[Start Material provided]

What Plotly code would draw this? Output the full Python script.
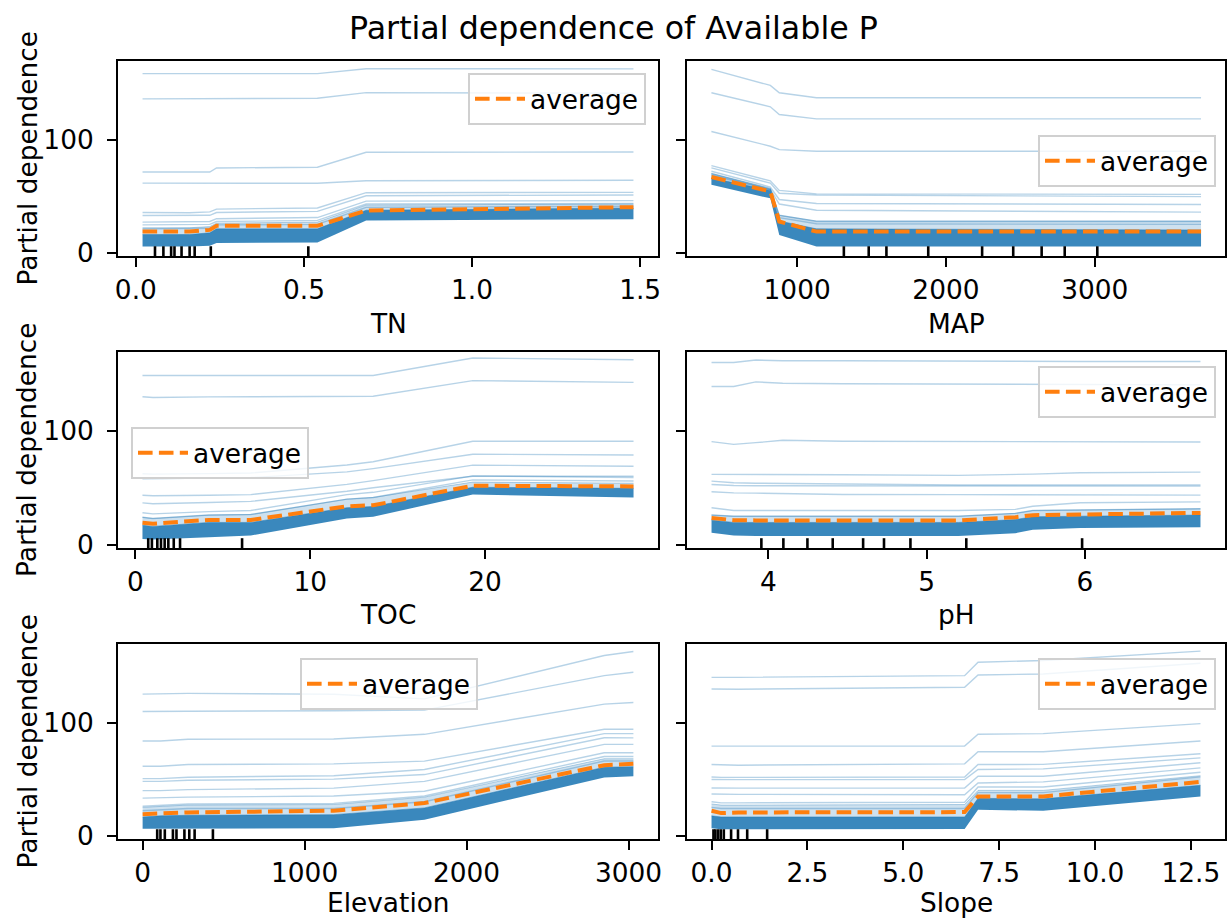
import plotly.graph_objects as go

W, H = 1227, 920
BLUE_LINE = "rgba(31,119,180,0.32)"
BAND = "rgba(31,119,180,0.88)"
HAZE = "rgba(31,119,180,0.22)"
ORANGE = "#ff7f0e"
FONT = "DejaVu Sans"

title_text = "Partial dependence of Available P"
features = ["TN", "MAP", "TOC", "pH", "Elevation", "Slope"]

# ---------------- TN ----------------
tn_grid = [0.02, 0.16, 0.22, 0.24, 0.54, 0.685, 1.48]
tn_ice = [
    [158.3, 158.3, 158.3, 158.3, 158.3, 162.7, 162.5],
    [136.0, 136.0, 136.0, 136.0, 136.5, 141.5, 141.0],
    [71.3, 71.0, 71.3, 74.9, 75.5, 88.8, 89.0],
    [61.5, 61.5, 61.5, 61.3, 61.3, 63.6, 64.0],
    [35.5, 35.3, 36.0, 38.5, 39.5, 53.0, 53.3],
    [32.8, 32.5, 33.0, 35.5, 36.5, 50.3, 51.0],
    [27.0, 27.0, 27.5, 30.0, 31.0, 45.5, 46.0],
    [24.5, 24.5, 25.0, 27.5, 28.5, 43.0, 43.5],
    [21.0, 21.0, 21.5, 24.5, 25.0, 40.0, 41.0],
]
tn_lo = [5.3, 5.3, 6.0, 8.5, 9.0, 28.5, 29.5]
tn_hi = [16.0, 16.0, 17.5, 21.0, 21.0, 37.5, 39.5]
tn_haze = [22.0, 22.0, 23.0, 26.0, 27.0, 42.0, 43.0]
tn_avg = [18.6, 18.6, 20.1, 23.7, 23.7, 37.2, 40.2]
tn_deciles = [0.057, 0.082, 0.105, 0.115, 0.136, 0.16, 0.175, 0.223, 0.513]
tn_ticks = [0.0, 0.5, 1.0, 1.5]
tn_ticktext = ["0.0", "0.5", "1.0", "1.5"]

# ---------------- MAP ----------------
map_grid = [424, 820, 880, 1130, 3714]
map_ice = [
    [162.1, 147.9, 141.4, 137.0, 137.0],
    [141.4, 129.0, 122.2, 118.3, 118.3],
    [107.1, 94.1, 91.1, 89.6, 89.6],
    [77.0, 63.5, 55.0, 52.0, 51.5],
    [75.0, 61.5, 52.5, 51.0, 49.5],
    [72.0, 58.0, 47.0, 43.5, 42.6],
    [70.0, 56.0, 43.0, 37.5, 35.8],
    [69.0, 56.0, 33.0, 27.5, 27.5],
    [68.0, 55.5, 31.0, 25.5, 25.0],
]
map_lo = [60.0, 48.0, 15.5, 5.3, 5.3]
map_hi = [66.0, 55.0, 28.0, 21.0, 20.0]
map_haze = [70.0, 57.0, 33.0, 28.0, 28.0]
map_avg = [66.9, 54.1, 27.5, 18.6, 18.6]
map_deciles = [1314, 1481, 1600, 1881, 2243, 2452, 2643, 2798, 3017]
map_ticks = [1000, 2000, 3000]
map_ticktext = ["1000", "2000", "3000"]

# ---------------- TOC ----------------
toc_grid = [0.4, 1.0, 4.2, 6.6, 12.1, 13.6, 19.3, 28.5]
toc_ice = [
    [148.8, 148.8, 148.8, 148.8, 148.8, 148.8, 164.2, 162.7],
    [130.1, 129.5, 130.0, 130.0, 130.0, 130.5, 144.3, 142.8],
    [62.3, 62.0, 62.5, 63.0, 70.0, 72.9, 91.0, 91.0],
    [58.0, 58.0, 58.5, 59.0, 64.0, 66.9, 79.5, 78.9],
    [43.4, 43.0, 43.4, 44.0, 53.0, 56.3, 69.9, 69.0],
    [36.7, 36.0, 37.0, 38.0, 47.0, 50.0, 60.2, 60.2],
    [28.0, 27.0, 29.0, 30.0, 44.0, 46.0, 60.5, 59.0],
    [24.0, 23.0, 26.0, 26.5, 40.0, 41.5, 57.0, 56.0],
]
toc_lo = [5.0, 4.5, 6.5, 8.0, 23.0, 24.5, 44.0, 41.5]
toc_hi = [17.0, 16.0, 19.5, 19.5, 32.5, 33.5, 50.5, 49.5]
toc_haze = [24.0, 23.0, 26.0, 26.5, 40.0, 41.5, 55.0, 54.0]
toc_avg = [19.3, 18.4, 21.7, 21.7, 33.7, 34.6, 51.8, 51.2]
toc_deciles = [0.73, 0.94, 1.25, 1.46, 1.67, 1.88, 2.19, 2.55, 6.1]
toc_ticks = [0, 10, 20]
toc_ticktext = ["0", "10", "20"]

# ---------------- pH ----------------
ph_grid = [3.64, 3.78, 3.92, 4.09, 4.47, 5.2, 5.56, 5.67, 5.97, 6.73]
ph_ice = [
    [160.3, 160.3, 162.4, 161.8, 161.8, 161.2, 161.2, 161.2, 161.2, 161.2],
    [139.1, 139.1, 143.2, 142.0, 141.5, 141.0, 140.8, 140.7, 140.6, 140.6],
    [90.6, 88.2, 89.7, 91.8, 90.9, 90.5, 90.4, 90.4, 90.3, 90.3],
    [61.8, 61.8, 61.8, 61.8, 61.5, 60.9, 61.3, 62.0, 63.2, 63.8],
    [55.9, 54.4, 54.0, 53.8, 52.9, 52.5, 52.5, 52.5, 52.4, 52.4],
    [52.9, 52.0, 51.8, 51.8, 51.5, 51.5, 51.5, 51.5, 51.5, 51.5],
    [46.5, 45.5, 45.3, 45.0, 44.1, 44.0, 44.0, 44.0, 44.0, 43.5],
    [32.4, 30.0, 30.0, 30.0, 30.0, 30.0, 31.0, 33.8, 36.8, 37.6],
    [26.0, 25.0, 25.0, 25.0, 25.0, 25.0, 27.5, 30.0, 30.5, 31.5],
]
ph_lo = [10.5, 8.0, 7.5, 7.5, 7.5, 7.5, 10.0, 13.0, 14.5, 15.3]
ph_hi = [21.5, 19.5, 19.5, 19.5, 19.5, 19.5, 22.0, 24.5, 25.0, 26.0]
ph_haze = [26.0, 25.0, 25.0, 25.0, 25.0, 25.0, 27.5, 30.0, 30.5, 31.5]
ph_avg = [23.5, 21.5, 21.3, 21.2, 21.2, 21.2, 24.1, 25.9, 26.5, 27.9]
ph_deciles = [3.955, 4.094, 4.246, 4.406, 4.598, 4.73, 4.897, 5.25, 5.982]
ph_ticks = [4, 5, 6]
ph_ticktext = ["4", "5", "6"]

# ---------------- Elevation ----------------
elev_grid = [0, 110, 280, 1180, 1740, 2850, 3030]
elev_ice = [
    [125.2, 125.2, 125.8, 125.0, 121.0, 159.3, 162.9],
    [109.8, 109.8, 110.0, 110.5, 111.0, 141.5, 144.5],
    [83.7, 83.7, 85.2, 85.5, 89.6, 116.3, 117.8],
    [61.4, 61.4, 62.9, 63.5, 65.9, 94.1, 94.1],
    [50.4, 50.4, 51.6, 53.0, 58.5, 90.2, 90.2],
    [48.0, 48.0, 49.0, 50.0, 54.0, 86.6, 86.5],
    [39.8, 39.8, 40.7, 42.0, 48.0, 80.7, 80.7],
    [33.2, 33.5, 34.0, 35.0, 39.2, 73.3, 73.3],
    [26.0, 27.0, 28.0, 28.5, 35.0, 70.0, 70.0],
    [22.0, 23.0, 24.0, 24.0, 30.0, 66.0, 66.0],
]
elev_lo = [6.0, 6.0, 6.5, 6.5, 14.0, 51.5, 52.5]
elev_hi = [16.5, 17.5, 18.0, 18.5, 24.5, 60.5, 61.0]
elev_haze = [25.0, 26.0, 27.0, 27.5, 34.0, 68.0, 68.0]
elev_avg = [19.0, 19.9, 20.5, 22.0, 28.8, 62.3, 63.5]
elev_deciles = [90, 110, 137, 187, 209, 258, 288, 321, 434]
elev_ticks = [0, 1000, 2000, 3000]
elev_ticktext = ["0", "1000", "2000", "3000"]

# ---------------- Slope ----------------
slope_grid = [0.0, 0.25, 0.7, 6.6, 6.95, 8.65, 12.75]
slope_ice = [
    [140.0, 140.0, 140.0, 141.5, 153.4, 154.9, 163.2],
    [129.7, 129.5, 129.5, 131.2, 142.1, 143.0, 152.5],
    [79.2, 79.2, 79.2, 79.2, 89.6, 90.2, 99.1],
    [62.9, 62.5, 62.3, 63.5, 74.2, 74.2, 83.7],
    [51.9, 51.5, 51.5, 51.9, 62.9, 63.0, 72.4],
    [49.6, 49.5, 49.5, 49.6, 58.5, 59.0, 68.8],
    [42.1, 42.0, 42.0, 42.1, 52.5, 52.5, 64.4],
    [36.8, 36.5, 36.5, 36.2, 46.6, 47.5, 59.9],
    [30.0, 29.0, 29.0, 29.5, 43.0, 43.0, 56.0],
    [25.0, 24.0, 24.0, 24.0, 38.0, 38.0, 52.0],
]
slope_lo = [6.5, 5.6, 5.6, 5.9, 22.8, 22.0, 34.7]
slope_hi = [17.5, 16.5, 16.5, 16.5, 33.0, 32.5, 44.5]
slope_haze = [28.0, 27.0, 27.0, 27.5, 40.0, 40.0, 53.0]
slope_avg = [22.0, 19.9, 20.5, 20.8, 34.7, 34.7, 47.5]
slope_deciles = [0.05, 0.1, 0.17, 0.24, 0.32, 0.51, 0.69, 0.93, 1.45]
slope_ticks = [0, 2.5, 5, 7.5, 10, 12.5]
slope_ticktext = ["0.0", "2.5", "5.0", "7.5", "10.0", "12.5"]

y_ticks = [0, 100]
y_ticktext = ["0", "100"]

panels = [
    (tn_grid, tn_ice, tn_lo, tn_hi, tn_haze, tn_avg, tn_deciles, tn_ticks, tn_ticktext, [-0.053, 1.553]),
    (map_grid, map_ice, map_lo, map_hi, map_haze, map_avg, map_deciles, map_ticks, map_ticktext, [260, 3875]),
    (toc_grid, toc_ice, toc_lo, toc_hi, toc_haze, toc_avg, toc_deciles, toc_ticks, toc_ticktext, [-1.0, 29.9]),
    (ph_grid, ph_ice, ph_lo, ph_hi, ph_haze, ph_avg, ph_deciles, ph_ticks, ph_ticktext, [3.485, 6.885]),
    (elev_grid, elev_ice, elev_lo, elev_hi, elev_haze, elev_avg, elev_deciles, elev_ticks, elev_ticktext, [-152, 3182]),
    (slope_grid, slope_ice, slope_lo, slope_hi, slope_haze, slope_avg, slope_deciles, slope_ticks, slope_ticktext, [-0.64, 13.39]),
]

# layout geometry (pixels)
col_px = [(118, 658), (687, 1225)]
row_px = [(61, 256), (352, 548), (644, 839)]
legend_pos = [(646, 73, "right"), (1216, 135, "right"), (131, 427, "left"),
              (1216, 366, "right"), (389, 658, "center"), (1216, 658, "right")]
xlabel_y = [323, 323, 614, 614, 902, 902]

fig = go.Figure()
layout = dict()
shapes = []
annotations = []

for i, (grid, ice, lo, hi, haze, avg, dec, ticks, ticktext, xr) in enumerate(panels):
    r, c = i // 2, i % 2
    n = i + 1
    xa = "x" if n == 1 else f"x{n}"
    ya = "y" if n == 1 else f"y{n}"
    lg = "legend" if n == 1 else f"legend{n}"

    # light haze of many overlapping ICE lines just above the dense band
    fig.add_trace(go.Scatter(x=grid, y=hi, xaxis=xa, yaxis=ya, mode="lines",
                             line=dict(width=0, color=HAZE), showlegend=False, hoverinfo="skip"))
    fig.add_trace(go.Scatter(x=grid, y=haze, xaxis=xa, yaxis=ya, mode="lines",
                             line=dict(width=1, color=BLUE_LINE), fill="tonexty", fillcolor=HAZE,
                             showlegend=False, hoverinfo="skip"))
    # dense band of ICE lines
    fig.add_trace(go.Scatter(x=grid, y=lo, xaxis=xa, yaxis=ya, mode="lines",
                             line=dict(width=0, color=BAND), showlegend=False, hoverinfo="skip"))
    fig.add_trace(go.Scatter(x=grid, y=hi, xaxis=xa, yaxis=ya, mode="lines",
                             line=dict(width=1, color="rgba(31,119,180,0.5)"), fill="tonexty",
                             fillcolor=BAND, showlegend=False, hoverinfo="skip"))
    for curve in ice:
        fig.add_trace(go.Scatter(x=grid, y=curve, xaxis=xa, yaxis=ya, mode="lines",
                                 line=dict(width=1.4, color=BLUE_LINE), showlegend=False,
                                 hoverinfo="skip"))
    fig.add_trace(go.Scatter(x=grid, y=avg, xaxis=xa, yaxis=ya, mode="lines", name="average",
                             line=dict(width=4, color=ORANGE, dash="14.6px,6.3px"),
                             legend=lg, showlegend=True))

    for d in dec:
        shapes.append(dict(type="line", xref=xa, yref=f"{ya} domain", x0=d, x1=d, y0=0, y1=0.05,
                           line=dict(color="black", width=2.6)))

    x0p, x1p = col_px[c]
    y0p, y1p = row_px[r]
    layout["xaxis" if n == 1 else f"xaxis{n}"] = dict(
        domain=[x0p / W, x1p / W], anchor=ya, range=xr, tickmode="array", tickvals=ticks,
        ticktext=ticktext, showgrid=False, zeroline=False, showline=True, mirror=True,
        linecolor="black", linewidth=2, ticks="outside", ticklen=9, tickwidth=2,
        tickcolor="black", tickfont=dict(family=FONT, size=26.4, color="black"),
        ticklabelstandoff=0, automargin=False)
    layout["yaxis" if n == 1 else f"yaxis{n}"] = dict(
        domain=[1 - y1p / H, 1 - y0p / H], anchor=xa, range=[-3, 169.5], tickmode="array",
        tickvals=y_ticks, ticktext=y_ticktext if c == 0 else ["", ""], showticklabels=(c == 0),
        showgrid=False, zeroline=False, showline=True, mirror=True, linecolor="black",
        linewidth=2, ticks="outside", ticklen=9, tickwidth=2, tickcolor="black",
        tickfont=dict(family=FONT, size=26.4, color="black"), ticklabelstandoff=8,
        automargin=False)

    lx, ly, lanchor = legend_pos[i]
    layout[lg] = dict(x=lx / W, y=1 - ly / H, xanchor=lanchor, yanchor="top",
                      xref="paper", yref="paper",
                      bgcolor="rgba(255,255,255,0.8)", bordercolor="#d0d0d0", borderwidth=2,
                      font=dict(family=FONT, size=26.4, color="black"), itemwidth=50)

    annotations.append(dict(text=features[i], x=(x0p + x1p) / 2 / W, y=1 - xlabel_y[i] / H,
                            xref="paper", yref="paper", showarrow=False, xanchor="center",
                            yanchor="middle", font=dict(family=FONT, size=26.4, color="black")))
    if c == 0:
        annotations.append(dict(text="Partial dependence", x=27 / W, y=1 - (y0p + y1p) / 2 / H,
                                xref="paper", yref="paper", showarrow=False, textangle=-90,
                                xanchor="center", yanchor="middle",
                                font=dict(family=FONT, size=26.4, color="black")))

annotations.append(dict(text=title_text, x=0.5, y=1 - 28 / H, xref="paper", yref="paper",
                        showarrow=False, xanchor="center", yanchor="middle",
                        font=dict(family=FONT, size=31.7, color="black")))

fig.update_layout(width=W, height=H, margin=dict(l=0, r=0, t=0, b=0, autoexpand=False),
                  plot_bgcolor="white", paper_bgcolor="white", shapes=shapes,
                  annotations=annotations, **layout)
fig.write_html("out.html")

[End Material provided]

◆ **Prompt**:
Return exactly what appears from the opening line of the material through the line with "import plotly.graph_objects as go", apart from the pictures.

◆ **Result of this task**:
What Plotly code would draw this? Output the full Python script.
import plotly.graph_objects as go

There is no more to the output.